**Dataset extract**.
§
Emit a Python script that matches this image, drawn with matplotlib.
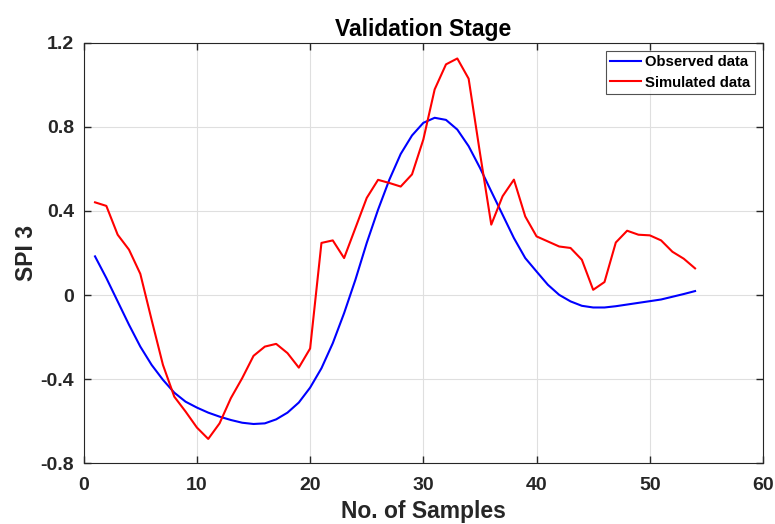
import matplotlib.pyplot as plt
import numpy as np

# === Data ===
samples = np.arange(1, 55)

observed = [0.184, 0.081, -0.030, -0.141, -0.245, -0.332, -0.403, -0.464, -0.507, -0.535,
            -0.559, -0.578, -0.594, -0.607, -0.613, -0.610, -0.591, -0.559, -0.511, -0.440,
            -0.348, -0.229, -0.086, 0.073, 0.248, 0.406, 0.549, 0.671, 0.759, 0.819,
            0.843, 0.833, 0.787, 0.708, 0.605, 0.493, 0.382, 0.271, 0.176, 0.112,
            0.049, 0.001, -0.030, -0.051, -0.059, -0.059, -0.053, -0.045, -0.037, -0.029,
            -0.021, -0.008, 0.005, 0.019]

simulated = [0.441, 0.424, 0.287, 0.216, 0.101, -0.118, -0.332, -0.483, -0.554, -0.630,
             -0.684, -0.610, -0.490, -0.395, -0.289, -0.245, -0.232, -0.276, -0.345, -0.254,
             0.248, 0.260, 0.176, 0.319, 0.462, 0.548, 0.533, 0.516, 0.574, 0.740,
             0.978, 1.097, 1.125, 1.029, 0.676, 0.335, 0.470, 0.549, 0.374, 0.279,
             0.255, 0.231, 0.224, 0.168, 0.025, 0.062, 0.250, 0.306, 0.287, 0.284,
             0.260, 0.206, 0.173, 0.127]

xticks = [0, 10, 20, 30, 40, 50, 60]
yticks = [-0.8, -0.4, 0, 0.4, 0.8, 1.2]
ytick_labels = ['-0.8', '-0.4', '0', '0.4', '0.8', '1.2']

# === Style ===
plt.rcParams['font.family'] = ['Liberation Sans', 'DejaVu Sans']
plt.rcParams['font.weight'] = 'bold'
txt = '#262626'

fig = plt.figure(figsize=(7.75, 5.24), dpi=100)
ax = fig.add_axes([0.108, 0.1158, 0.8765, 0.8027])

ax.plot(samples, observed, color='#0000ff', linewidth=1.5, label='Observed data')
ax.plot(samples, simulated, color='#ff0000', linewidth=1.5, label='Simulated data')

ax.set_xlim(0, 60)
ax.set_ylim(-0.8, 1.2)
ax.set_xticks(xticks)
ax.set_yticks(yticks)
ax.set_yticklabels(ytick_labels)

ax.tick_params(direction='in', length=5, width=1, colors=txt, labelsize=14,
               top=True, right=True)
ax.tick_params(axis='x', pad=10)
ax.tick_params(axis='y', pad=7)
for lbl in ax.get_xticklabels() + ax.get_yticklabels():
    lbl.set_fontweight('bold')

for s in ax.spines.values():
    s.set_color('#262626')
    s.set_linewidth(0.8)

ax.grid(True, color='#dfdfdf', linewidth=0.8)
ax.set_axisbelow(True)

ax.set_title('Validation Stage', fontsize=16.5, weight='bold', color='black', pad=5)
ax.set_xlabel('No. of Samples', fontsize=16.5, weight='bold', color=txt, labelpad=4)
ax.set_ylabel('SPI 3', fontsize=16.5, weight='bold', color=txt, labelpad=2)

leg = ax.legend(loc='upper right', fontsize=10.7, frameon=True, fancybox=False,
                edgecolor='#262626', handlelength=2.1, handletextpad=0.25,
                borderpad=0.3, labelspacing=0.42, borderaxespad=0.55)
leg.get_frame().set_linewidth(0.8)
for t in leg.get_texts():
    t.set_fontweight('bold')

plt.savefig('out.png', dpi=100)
§
**Exercise description**. Take the lines from the start of the material to the line with "samples = np.arange(1, 55)", both included, and transcribe them exactly without the pictures.

**Finished task**.
Emit a Python script that matches this image, drawn with matplotlib.
import matplotlib.pyplot as plt
import numpy as np

# === Data ===
samples = np.arange(1, 55)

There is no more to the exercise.